His wife suggested running, because all he’d need was a pair of shoes. “Running? I hate running!” was Somerville’s reply, but he gave it a try. And, when he got passed while competing in his first race, a fire was lit inside him.
That was 5 years ago. Since then he has run in three true marathons, always improving his time. Last Labor Day in his home state of Michigan he ran the 26.2-mile marathon in 3 hours and 2 minutes—good enough to qualify for the Boston Marathon, which requires a time under 3 hours, 5 minutes for Jamie’s age bracket.
“Boston is really the historic marathon,” said Somerville. “It’s kind of ‘the’ marathon, and it’s the only marathon that you have to qualify for.”
Just qualifying means instant respect. Some of the best runners from around the world, including Olympic medalists, will be competing in Boston on April 21. “It’s a humbling experience,” said Somerville, who just turned 30.
The Boston Marathon attracted more than 22,000 runners in 2012. It’s run on Patriot’s Day when Bean Town is crowded with people cheering on the runners. It will be an epic day for Somerville. “When you put a lot into something you want it to pay off. Who knows when I’ll be able to do it again.”
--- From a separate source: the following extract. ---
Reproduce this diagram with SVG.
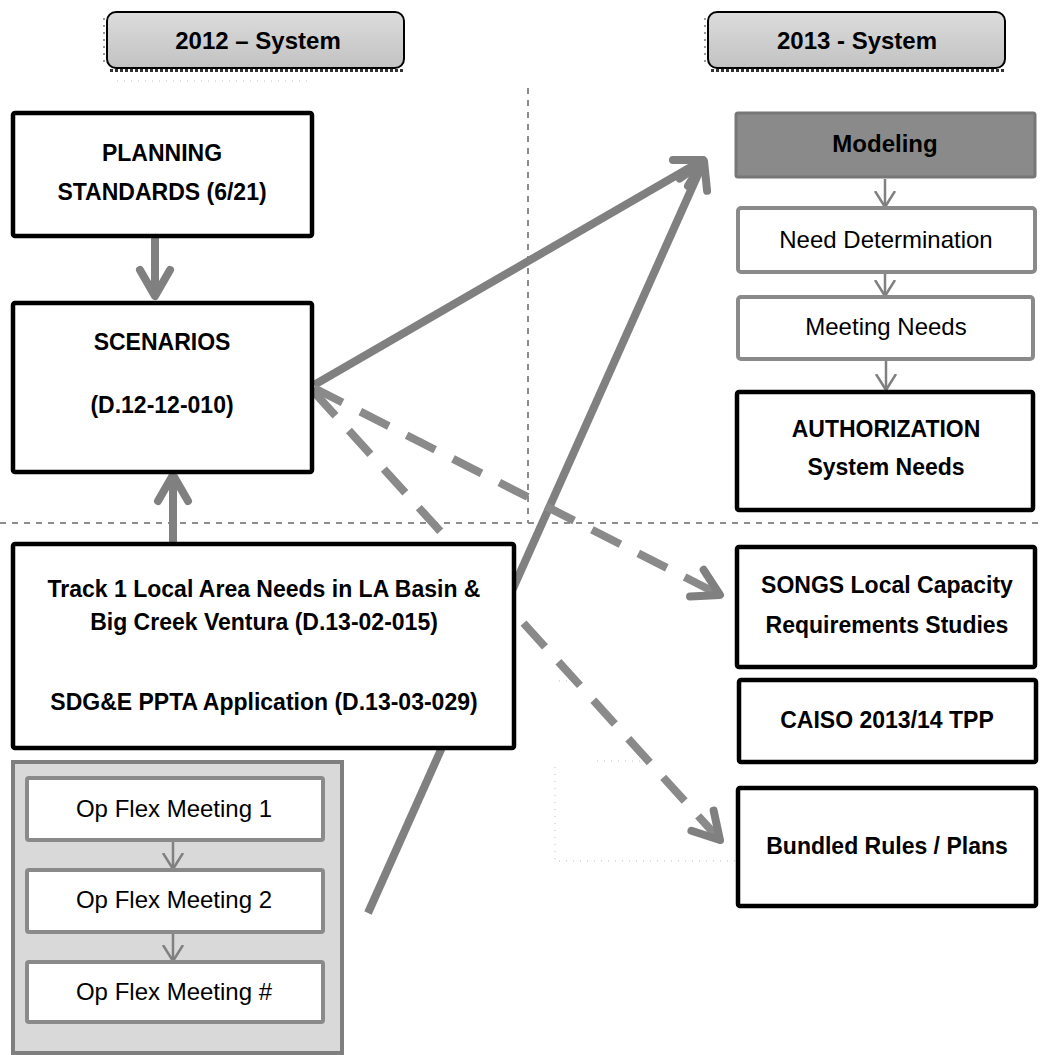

Somerville’s goal will be to run the distance in under 3 hours—a very respectable time. “The best runners, called ‘elites,’ run the 26.2 miles in 2 hours, 5 minutes—about as fast as most people can sprint,” he said.
For him to run the marathon in under 3 hours, he’ll need to sustain a pace of 6 minutes, 52 seconds per mile.
In a half-marathon, pace isn’t a problem and he runs 6-minute miles.
“If you can burn yourself up, in as little as a mile, you will pay for it,” he said. Runners call it “hitting the wall” and it usually happens at about between mile 18 to 20. “People get so excited at Boston, they’ll run a little faster than they should and that’s a good way to end up walking across the finish line.”